Conclusion: The extended period of limitation was not available and the demand beyond the normal period was time-barred.
Issue (ii): whether the clearances from the non-power-operated section were entitled to exemption under Notification No. 71/83-C.E. and whether lacquering and varnishing amounted to manufacture.
Analysis: The exemption under Notification No. 71/83-C.E. was unavailable because power had been used in relation to the manufacture, namely for lacquering and varnishing the black plates before their use in the non-power-operated section. However, on the question whether lacquering and varnishing themselves constituted manufacture, the process did not alter the identity of the tin plates in the circumstances considered. The clearance from the non-power-operated section therefore could not be upheld on the exemption theory, but the process relied upon by the department did not amount to manufacture.

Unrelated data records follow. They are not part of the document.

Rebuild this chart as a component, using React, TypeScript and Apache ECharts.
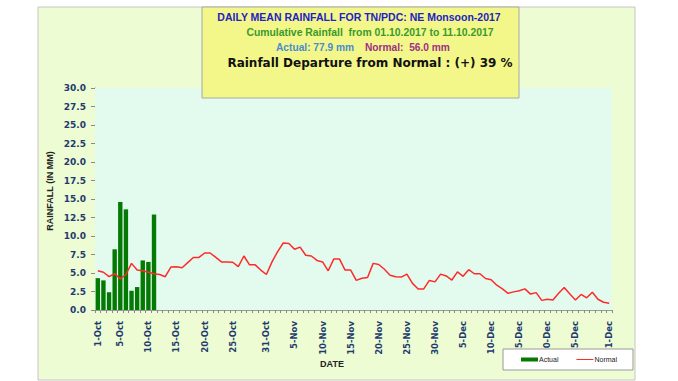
import React, { useEffect, useRef } from "react";
import * as echarts from "echarts";

const monthNames = ["Oct", "Nov", "Dec"];
const monthDays = [31, 30, 31];
const categories: string[] = [];
monthNames.forEach((m, i) => {
  for (let d = 1; d <= monthDays[i]; d++) categories.push(`${d}-${m}`);
});

const tickLabels = [
  "1-Oct", "5-Oct", "10-Oct", "15-Oct", "20-Oct", "25-Oct", "31-Oct",
  "5-Nov", "10-Nov", "15-Nov", "20-Nov", "25-Nov", "30-Nov",
  "5-Dec", "10-Dec", "15-Dec", "20-Dec", "25-Dec", "31-Dec",
];

const actualValues = [4.3, 4.0, 2.4, 8.2, 14.6, 13.6, 2.6, 3.1, 6.7, 6.5, 12.9];

const normalValues = [
  5.3, 5.1, 4.5, 4.9, 4.2, 4.8, 6.3, 5.4, 5.3, 5.1, 4.9, 4.8, 4.5, 5.8, 5.85, 5.7,
  6.4, 7.1, 7.1, 7.7, 7.7, 7.1, 6.5, 6.5, 6.45, 5.85, 7.3, 6.1, 6.1, 5.4, 4.8,
  6.5, 7.9, 9.05, 9.0, 8.2, 8.5, 7.4, 7.3, 6.7, 6.5, 5.3, 6.9, 6.9, 5.4, 5.4, 4.0,
  4.3, 4.4, 6.3, 6.15, 5.5, 4.7, 4.5, 4.45, 4.85, 3.6, 2.85, 2.85, 4.0, 3.8,
  4.85, 4.6, 4.05, 5.15, 4.55, 5.45, 4.9, 4.9, 4.25, 4.1, 3.35, 2.85, 2.25, 2.45,
  2.6, 2.85, 2.15, 2.35, 1.3, 1.45, 1.35, 2.25, 3.05, 2.15, 1.35, 2.1, 1.65, 2.4,
  1.45, 1.05, 0.9,
];

const titleLines = [
  "DAILY MEAN RAINFALL FOR TN/PDC: NE Monsoon-2017",
  "Cumulative Rainfall  from 01.10.2017 to 11.10.2017",
  "Actual: 77.9 mm",
  "Normal:  56.0 mm",
  "Rainfall Departure from Normal : (+) 39 %",
];

const FONT = "'Liberation Sans', Arial, sans-serif";
const AXFONT = "'DejaVu Sans', Verdana, sans-serif";

export default function App() {
  const ref = useRef<HTMLDivElement>(null);
  useEffect(() => {
    if (!ref.current) return;
    const chart = echarts.init(ref.current, undefined, { renderer: "svg" });
    const tickSet = new Set(tickLabels);
    const actualData = categories.map((_, i) => (i < actualValues.length ? actualValues[i] : null));
    chart.setOption({
      animation: false,
      backgroundColor: "#ffffff",
      textStyle: { fontFamily: FONT },
      grid: {
        left: 95,
        right: 66,
        top: 88,
        bottom: 71,
        show: true,
        backgroundColor: "#e2fbee",
        borderWidth: 0,
        z: 1,
      },
      graphic: [
        {
          type: "rect",
          z: -10,
          silent: true,
          shape: { x: 38, y: 7, width: 597, height: 373 },
          style: { fill: "#eefcd3", stroke: "#c4c4c4", lineWidth: 1 },
        },
        {
          type: "rect",
          z: 10,
          shape: { x: 202, y: 7, width: 317, height: 91 },
          style: { fill: "#f3f78a", stroke: "#a8a8a8", lineWidth: 1 },
        },
        {
          type: "text",
          z: 11,
          x: 359,
          y: 17,
          style: {
            text: titleLines[0],
            fill: "#2222c4",
            font: `bold 10.5px ${FONT}`,
            align: "center",
            verticalAlign: "middle",
          },
        },
        {
          type: "text",
          z: 11,
          x: 370,
          y: 32,
          style: {
            text: titleLines[1],
            fill: "#3a9a2a",
            font: `bold 10.4px ${FONT}`,
            align: "center",
            verticalAlign: "middle",
          },
        },
        {
          type: "text",
          z: 11,
          x: 276,
          y: 47,
          style: {
            text: titleLines[2],
            fill: "#4a8ccc",
            font: `bold 10.2px ${FONT}`,
            align: "left",
            verticalAlign: "middle",
          },
        },
        {
          type: "text",
          z: 11,
          x: 365,
          y: 47,
          style: {
            text: titleLines[3],
            fill: "#9e2f86",
            font: `bold 10.2px ${FONT}`,
            align: "left",
            verticalAlign: "middle",
          },
        },
        {
          type: "text",
          z: 11,
          x: 370,
          y: 63,
          style: {
            text: titleLines[4],
            fill: "#111111",
            font: `bold 12px 'DejaVu Sans', ${FONT}`,
            align: "center",
            verticalAlign: "middle",
          },
        },
        {
          type: "text",
          z: 11,
          x: 50,
          y: 191,
          rotation: Math.PI / 2,
          style: {
            text: "RAINFALL (IN MM)",
            fill: "#222222",
            font: `bold 9px ${FONT}`,
            align: "center",
            verticalAlign: "middle",
          },
        },
        {
          type: "text",
          z: 11,
          x: 332,
          y: 364,
          style: {
            text: "DATE",
            fill: "#222222",
            font: `bold 9px ${FONT}`,
            align: "center",
            verticalAlign: "middle",
          },
        },
      ],
      legend: {
        left: 503,
        top: 349,
        width: 124,
        height: 21,
        padding: [7, 16, 7, 18],
        itemGap: 18,
        itemWidth: 17,
        itemHeight: 4,
        backgroundColor: "#ffffff",
        borderColor: "#999999",
        borderWidth: 1,
        textStyle: { fontSize: 7, color: "#222222", fontFamily: FONT, padding: [0, 0, 0, -4] },
        data: [
          { name: "Actual", icon: "rect" },
          { name: "Normal", icon: "path://M0,0 L20,0 L20,1.2 L0,1.2 Z", itemStyle: { color: "#ff2a2a" } },
        ],
        z: 20,
      },
      xAxis: {
        type: "category",
        data: categories,
        boundaryGap: true,
        axisLine: { lineStyle: { color: "#9a9a9a", width: 1 } },
        axisTick: { show: true, interval: 0, length: 3, lineStyle: { color: "#8a8a8a" } },
        axisLabel: {
          interval: (_i: number, v: string) => tickSet.has(v),
          rotate: 90,
          margin: 11,
          fontSize: 8.5,
          fontWeight: "bold",
          color: "#1f3a70",
          fontFamily: AXFONT,
        },
        splitLine: { show: false },
      },
      yAxis: {
        type: "value",
        min: 0,
        max: 30,
        interval: 2.5,
        axisLine: { show: true, lineStyle: { color: "#9a9a9a", width: 1 } },
        axisTick: { show: true, length: 4, lineStyle: { color: "#8a8a8a" } },
        axisLabel: {
          formatter: (v: number) => v.toFixed(1),
          fontSize: 9,
          fontWeight: "bold",
          color: "#1f3a70",
          margin: 9,
          fontFamily: AXFONT,
        },
        splitLine: { show: false },
      },
      series: [
        {
          name: "Actual",
          type: "bar",
          data: actualData,
          barWidth: "78%",
          itemStyle: { color: "#047a04" },
          z: 3,
        },
        {
          name: "Normal",
          type: "line",
          data: normalValues,
          symbol: "none",
          lineStyle: { color: "#ff2a2a", width: 1.5 },
          itemStyle: { color: "#ff2a2a" },
          z: 4,
        },
      ],
    });
    return () => chart.dispose();
  }, []);
  return (
    <div
      ref={ref}
      style={{ position: "fixed", left: 0, top: 0, width: 678, height: 381 }}
    />
  );
}
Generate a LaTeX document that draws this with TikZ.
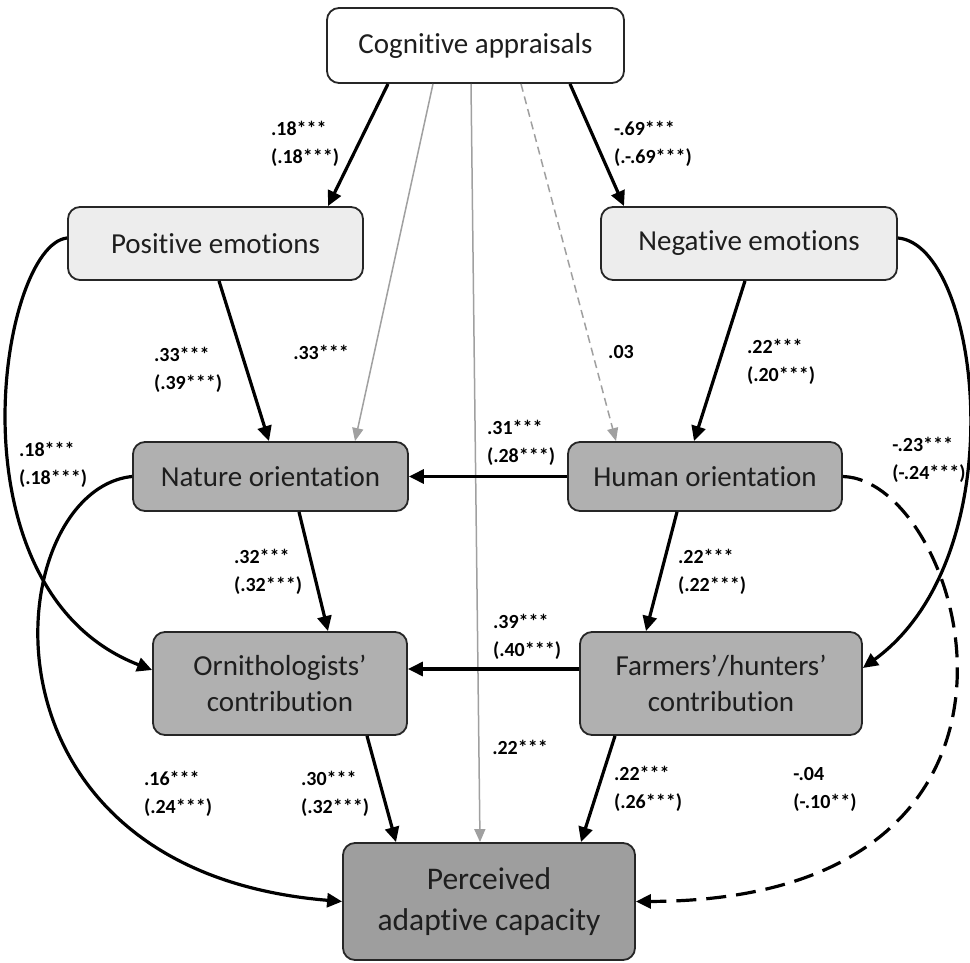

Conclusion: The exemption claim under Notification No. 71/83-C.E. failed, but lacquering and varnishing were held not to amount to manufacture.
Final Conclusion: The demand and penalties could not be sustained, and the impugned order was set aside with consequential relief.
Ratio Decidendi: Where the department has prior knowledge of the existence and functioning of a non-power-operated unit through site plans and repeated visits, the extended period under section 11A cannot be invoked absent wilful suppression; and a process such as lacquering or varnishing does not amount to manufacture unless it brings about a new and distinct product.